Mombasa is a very heavy game, with what seems like twenty different mechanics going on at the same time. Its main mechanic is a neat take on deckbuilding, but the game also offers some area control, light worker placement, and even a personal point track that everyone else can only marginally interfere with. Mombasa somehow harnesses these into a fun and coherent whole, as Eric explains in his 98th video. He recommends buying and playing the game on its mechanical merits alone, but for me, the most interesting part of the game is its theme.
You see, though Mombasa is an abstract strategy euro, it has a decidedly political statement printed on the front of its rulebook that explains the theme:
Essentially, players take the role of (presumably 19 century European) chartered companies in order to exploit Africa, earning money and victory points as they do so. The blurb above takes great pains to explain that the game is not a historical simulation, so players are never directly enslaving and exploiting the African population, but it's a bit of a loaded theme. That's the reason I find it so interesting.
There simply aren't many board games which are actively political in this way, unlike their (mostly indie) video game cousins. In contrast, those games might draw attention to the plight of the underprivileged or critique the world's dominant power structures, trying to have an impact beyond "just" being fun.
Maybe the reason why board games don't really get into that is because of how they work - many board games play around with the social dynamics that come with their face-to-face nature. Most others are strategy games which require players to amass power from humble beginnings and seize victory from efficient use of resources. The nature of these strategy games lines up quite nicely with the typical idea of the "American Dream" and capitalism, the world's dominant socioeconomic structure. Games that almost simulate capitalism are, then, probably inherently bad at critiquing it.
And yet Pfister, currently living in Austria, is also clearly concerned about Europe's past with colonialism. Obviously that theme made it into the final shipped product, but he also wrote to us later that "a discussion about the ugly history of colonization can never be wrong. The worst thing we can do is to try to forget and repress." That attitude may end up slowly giving us the kinds of games that provoke exactly this kind of political discussion - see, for example, The Hen Commandments by the UK's Terror Bull Games, which was successfully Kickstarted last year (hat tip to Matt Lees of Shut Up And Sit Down for the reference).

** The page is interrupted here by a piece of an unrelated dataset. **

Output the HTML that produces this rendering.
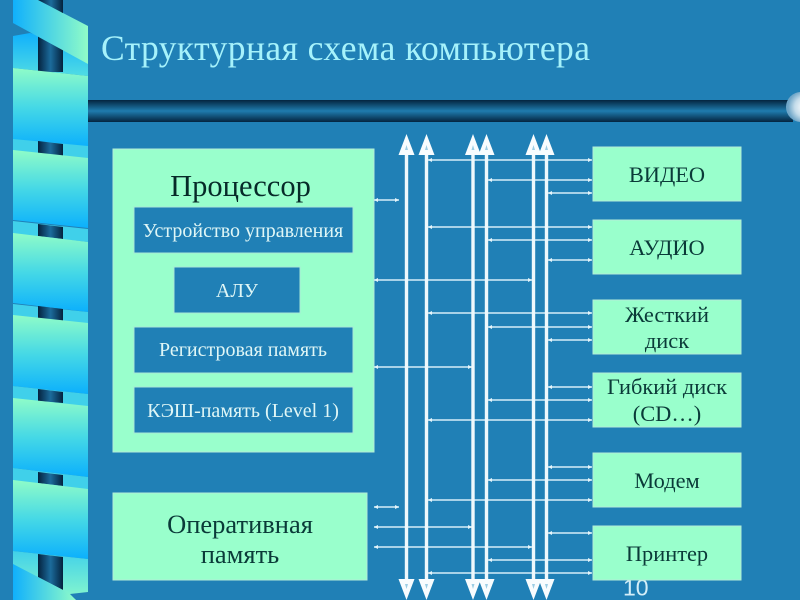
<!DOCTYPE html>
<html><head><meta charset="utf-8">
<style>
html,body{margin:0;padding:0;background:#2080b6;width:800px;height:600px;overflow:hidden}
svg{display:block}
text{font-family:"Liberation Serif","Noto Serif CJK SC",serif}
</style></head><body>
<svg width="800" height="600" viewBox="0 0 800 600" xmlns="http://www.w3.org/2000/svg">
<defs>
<linearGradient id="band" x1="0" y1="0" x2="0" y2="1"><stop offset="0" stop-color="#8ffcc8"/><stop offset="0.5" stop-color="#45d8e6"/><stop offset="1" stop-color="#0cb0fc"/></linearGradient>
<linearGradient id="top" x1="0" y1="0" x2="1" y2="0"><stop offset="0" stop-color="#10b0fc"/><stop offset="1" stop-color="#90fcc8"/></linearGradient>
<linearGradient id="strip" x1="0" y1="0" x2="0" y2="1"><stop offset="0" stop-color="#10b0fc"/><stop offset="1" stop-color="#50dce4"/></linearGradient>
<linearGradient id="low" x1="0" y1="0" x2="0" y2="1"><stop offset="0" stop-color="#40d0ea"/><stop offset="1" stop-color="#88f8cc"/></linearGradient>
<linearGradient id="cyl" x1="0" y1="0" x2="1" y2="0"><stop offset="0" stop-color="#04223e"/><stop offset="0.5" stop-color="#1c6c9c"/><stop offset="1" stop-color="#04223e"/></linearGradient>
<linearGradient id="bar" x1="0" y1="0" x2="0" y2="1"><stop offset="0" stop-color="#04243f"/><stop offset="0.5" stop-color="#1f7cae"/><stop offset="1" stop-color="#04243f"/></linearGradient>
<radialGradient id="ball" cx="0.62" cy="0.5" r="0.55"><stop offset="0" stop-color="#ffffff"/><stop offset="0.6" stop-color="#c4dcea"/><stop offset="1" stop-color="#6fa6c8"/></radialGradient>
</defs>
<rect width="800" height="600" fill="#2080b6"/>

<!-- left ribbon -->
<polygon points="13,36 30,33 38,35 88,50 88,76 13,68" fill="url(#strip)"/>
<rect x="38" y="0" width="25" height="72" fill="url(#cyl)"/>
<polygon points="13,0 38,0 88,26 88,64 13,23" fill="url(#top)"/>
<polygon points="39,0 63,0 63,13" fill="url(#cyl)"/>
<polygon points="13,68 88,76 88,147 13,140" fill="url(#band)"/>
<polygon points="13,139 88,146 88,159 13,151" fill="#40d0ea"/>
<polygon points="38,141 63,144 63,156 38,153" fill="url(#cyl)"/>
<polygon points="13,150 88,158 88,228 13,220" fill="url(#band)"/>
<polygon points="13,221 88,229 88,242 13,234" fill="#40d0ea"/>
<polygon points="38,224 63,227 63,239 38,236" fill="url(#cyl)"/>
<polygon points="13,233 88,242 88,312 13,303" fill="url(#band)"/>
<polygon points="13,304 88,312 88,324 13,316" fill="#40d0ea"/>
<polygon points="38,306 63,309 63,321 38,318" fill="url(#cyl)"/>
<polygon points="13,315 88,323 88,394 13,386" fill="url(#band)"/>
<polygon points="13,386 88,394 88,407 13,399" fill="#40d0ea"/>
<polygon points="38,389 63,392 63,403 38,401" fill="url(#cyl)"/>
<polygon points="13,398 88,406 88,477 13,468" fill="url(#band)"/>
<polygon points="13,468 88,477 88,490 13,481" fill="#40d0ea"/>
<polygon points="38,472 63,475 63,486 38,483" fill="url(#cyl)"/>
<polygon points="13,480 88,489 88,559 13,551" fill="url(#band)"/>
<polygon points="13,551 88,559 88,592 70,594 76,600 13,600" fill="url(#low)"/>
<polygon points="38,554 63,557 63,590 38,577" fill="url(#cyl)"/>
<polygon points="13,564 63,590 76,600 13,600" fill="url(#top)"/>

<!-- top bar -->
<rect x="88" y="100" width="705" height="22" fill="url(#bar)"/>
<circle cx="801" cy="107" r="15" fill="url(#ball)"/>

<text x="101" y="60" font-size="35.5" fill="#a6f2fb" textLength="489" lengthAdjust="spacing">Структурная схема компьютера</text>

<text x="623" y="595.5" font-size="23" fill="#d4eef8" style="font-family:'Liberation Sans',sans-serif">10</text>

<!-- Processor -->
<rect x="113" y="149" width="261" height="303" fill="#99ffcc" stroke="#b4ecd8" stroke-width="1"/>
<text x="240.5" y="196" font-size="30.5" fill="#062a28" text-anchor="middle">Процессор</text>
<g fill="#2080b6" stroke="#a9e8d6" stroke-width="1">
<rect x="134" y="207" width="219" height="46"/>
<rect x="174" y="267" width="126" height="46"/>
<rect x="134" y="327" width="219" height="46"/>
<rect x="134" y="387" width="219" height="46"/>
</g>
<g font-size="20" fill="#dff6f6" text-anchor="middle">
<text x="243" y="237">Устройство управления</text>
<text x="237" y="297">АЛУ</text>
<text x="243" y="356">Регистровая память</text>
<text x="243" y="417">КЭШ-память (Level 1)</text>
</g>

<!-- RAM -->
<rect x="113" y="493" width="254" height="87" fill="#99ffcc" stroke="#b4ecd8" stroke-width="1"/>
<g font-size="26.5" fill="#0a3a38" text-anchor="middle">
<text x="240" y="533">Оперативная</text>
<text x="240" y="563">память</text>
</g>

<!-- Devices -->
<g fill="#99ffcc" stroke="#b4ecd8" stroke-width="1">
<rect x="593" y="147" width="148" height="54"/>
<rect x="593" y="220" width="148" height="54"/>
<rect x="593" y="300" width="148" height="54"/>
<rect x="593" y="373" width="148" height="54"/>
<rect x="593" y="453" width="148" height="54"/>
<rect x="593" y="526" width="148" height="54"/>
</g>
<g font-size="22.4" fill="#0a3a38" text-anchor="middle">
<text x="667" y="182">ВИДЕО</text>
<text x="667" y="255">АУДИО</text>
<text x="667" y="322">Жесткий</text>
<text x="667" y="348">диск</text>
<text x="667" y="394">Гибкий диск</text>
<text x="667" y="421">(CD…)</text>
<text x="667" y="488">Модем</text>
<text x="667" y="561">Принтер</text>
</g>

<!-- horizontal connectors -->
<g stroke="#d6eef8" stroke-width="1.4" fill="none">
<path d="M428 160H592M488 180H592M548 193H592M374 200H399M428 227H592M488 240H592M548 260H592M374 280H532M428 313H592M488 327H592M548 340H592M374 367H472M548 387H592M488 400H592M428 420H592M548 467H592M488 480H592M428 500H592M374 507H399M374 527H472M548 533H592M374 547H532M488 560H592M428 573H592"/>
</g>
<g fill="#e4f4fa">
<path d="M428 160l4-2v4zM592 160l-4-2v4zM488 180l4-2v4zM592 180l-4-2v4zM548 193l4-2v4zM592 193l-4-2v4zM374 200l4-2v4zM399 200l-4-2v4zM428 227l4-2v4zM592 227l-4-2v4zM488 240l4-2v4zM592 240l-4-2v4zM548 260l4-2v4zM592 260l-4-2v4zM374 280l4-2v4zM532 280l-4-2v4zM428 313l4-2v4zM592 313l-4-2v4zM488 327l4-2v4zM592 327l-4-2v4zM548 340l4-2v4zM592 340l-4-2v4zM374 367l4-2v4zM472 367l-4-2v4zM548 387l4-2v4zM592 387l-4-2v4zM488 400l4-2v4zM592 400l-4-2v4zM428 420l4-2v4zM592 420l-4-2v4zM548 467l4-2v4zM592 467l-4-2v4zM488 480l4-2v4zM592 480l-4-2v4zM428 500l4-2v4zM592 500l-4-2v4zM374 507l4-2v4zM399 507l-4-2v4zM374 527l4-2v4zM472 527l-4-2v4zM548 533l4-2v4zM592 533l-4-2v4zM374 547l4-2v4zM532 547l-4-2v4zM488 560l4-2v4zM592 560l-4-2v4zM428 573l4-2v4zM592 573l-4-2v4z"/>
</g>

<!-- bus lines -->
<g stroke="#eef8fc" stroke-width="3.4" fill="none">
<path d="M406.5 150V580M426.5 150V580M473 150V580M486.5 150V580M533.5 150V580M546.5 150V580"/>
</g>
<g fill="#f8fcfe">
<path d="M406.5 134l8 21h-16zM426.5 134l8 21h-16zM473 134l8 21h-16zM486.5 134l8 21h-16zM533.5 134l8 21h-16zM546.5 134l8 21h-16z"/>
<path d="M406.5 600l8-21h-16zM426.5 600l8-21h-16zM473 600l8-21h-16zM486.5 600l8-21h-16zM533.5 600l8-21h-16zM546.5 600l8-21h-16z"/>
</g>
<g fill="#9ccde4">
<path d="M406.5 145l1.5 5h-3zM426.5 145l1.5 5h-3zM473 145l1.5 5h-3zM486.5 145l1.5 5h-3zM533.5 145l1.5 5h-3zM546.5 145l1.5 5h-3z"/>
<path d="M406.5 589l1.5-5h-3zM426.5 589l1.5-5h-3zM473 589l1.5-5h-3zM486.5 589l1.5-5h-3zM533.5 589l1.5-5h-3zM546.5 589l1.5-5h-3z"/>
</g>
</svg>
</body></html>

In the end it seems that Mombasa's approach is a carefully chosen middle ground between explicit politicization and apparent apathy. The rulebook blurb about the game's theme addresses the lack of cultural sensitivity that many gamers take issue with (remember Nintendo's Tomodachi Life fiasco?), offering a chance for those who are truly interested to do additional research. At the same time, the game's mechanics are abstracted very far from the theme, and as Pfister told us, "I don't think [Mombasa] has much to do with colonization and I don't think it feels like it". This is a solid starting point, since it seems that the board game industry isn't yet ready for an influx of games that want to start these kinds of discussions. Until that day, keep your morality, gamers - Mombasa is a good eurogame and like most of them, its theme has nothing to do with how you actually play the game.